One of the basic task is to change the Field Seperator. To do this we run:

$ awk '$1=$1' FS=":" OFS="\t" /etc/passwd
root    x       0       0               /root   /bin/bash
nobody  x       65534   65534   Nobody  /       /usr/bin/nologin
...
midone  x       1005    1005    xin     /home/midone     /bin/bash

We used '$1=$1' because it forces AWK to rebuild the record because simple using {print} doesn’t change the record! According to the GNU’s manual…

manual

Understanding $0: It is important to remember that $0 is the full record, exactly as it was read from the input. This includes any leading or trailing whitespace, and the exact whitespace (or other characters) that separates the fields. It is a common error to try to change the field separators in a record simply by setting FS and OFS, and then expecting a plain ‘print’ or ‘print $0’ to print the modified record. But this does not work, because nothing was done to change the record itself. Instead, you must force the record to be rebuilt, typically with a statement such as ‘$1 = $1’, as described earlier.

You can read more about it here.

GSUB

GSUB stands for global substitution and it replaces every occurrence found with another specified word.

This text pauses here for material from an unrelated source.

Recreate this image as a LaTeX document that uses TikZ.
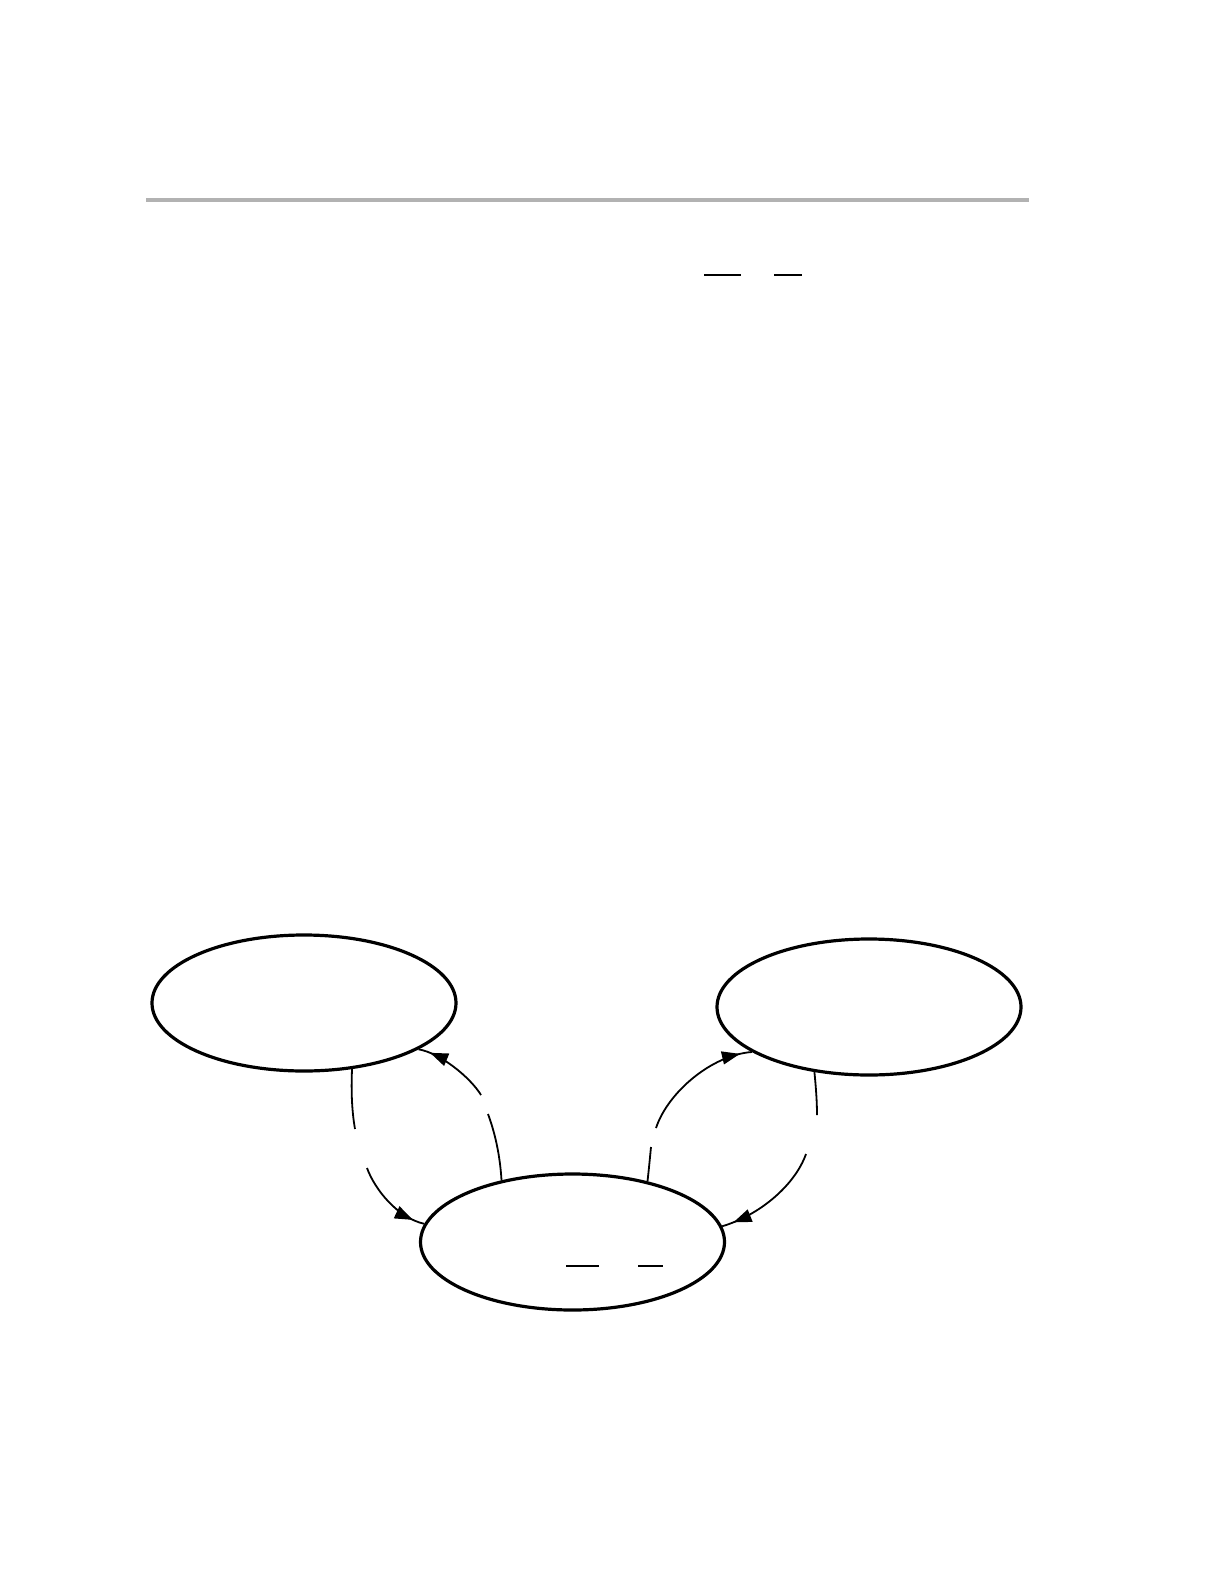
\documentclass[tikz,border=0pt]{standalone}
\usepackage{tikz}
\usetikzlibrary{shapes.geometric,arrows.meta,decorations.markings}

\begin{document}
\begin{tikzpicture}[x=0.5pt, y=-0.5pt,
    statenode/.style={ellipse, draw, line width=1.6pt, minimum width=152pt, minimum height=68pt, inner sep=0pt},
    edgeline/.style={line width=0.9pt},
    arrowed/.style={edgeline, postaction={decorate}, decoration={markings, mark=at position -6pt with {\arrow{Triangle[length=9pt,width=6.5pt]}}}},
    barline/.style={line width=0.65pt}]
    \useasboundingbox (0,0) rectangle (1224,1584);
    % rule
    \draw[gray!60, line width=2pt] (146,200) -- (1029,200);
    \draw[barline] (704,275) -- (741,275);
    \draw[barline] (774,275) -- (802,275);
    % nodes
    \node[statenode] (L) at (304,1003)   {};
    \node[statenode] (R) at (869,1007)   {};
    \node[statenode] (M) at (572.5,1242) {};
    \draw[barline] (566,1266) -- (599,1266);
    \draw[barline] (638,1266) -- (663,1266);
    % gaps in the lines
    \coordinate (la1) at (355,1129);  \coordinate (la2) at (367,1168);
    \coordinate (lb1) at (488,1114);  \coordinate (lb2) at (481,1095);
    \coordinate (ra1) at (651,1147);  \coordinate (ra2) at (656,1128);
    \coordinate (rb1) at (817,1115);  \coordinate (rb2) at (806,1154);
    % lines
    \draw[edgeline] (L.-54) .. controls (351,1092) and (352,1112) .. (la1);
    \draw[arrowed]  (la2) .. controls (375,1190) and (398,1218) .. (M.173);
    \draw[edgeline] (M.139) .. controls (500,1155) and (495,1133) .. (lb1);
    \draw[arrowed]  (lb2) .. controls (470,1077) and (440,1053) .. (L.-22);
    \draw[edgeline] (M.39) .. controls (649,1168) and (650,1157) .. (ra1);
    \draw[arrowed]  (ra2) .. controls (668,1092) and (712,1055) .. (R.-159);
    \draw[edgeline] (R.-130) .. controls (816,1088) and (817,1102) .. (rb1);
    \draw[arrowed]  (rb2) .. controls (795,1185) and (760,1215) .. (M.6);
\end{tikzpicture}
\end{document}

For example:

ls -l | awk 'gsub("4096","0000")'
total 56
drwxr-xr-x 2 ana ana 0000 Jun 10 17:40 Desktop
drwxr-xr-x 6 ana ana 0000 Jun 15 21:31 Documents
drwxr-xr-x 3 ana ana 0000 Jun 18 00:19 Downloads
drwxr-x--- 4 ana ana 0000 May 31 14:22 Ghidra
drwxr-x--- 2 ana ana 0000 May 30 16:39 ghidra_scripts
drwxr-xr-x 9 ana ana 0000 Jun 18 11:52 GitHub
drwxr-xr-x 9 ana ana 0000 Jun 10 12:20 HTB
drwxr-xr-x 2 ana ana 0000 May 29 00:39 logs
drwxr-xr-x 2 ana ana 0000 May 28 15:38 Music
drwxr-xr-x 2 ana ana 0000 Jun  5 14:34 Pictures
drwxr-xr-x 3 ana ana 0000 May 29 00:48 Public
drwxr-xr-x 2 ana ana 0000 May 28 06:48 Videos

Conclusion

This isn’t even the tip of the iceberg when it comes to AWK, it’s a whole scripting language in itself with which we can create loops, multi-dimensional arrays, manipulate bits, and what not! But this guide should be useful just for all those who have an interest in AWK but didn’t know where to start from, or for those who spent long duration of time to modify texts manually.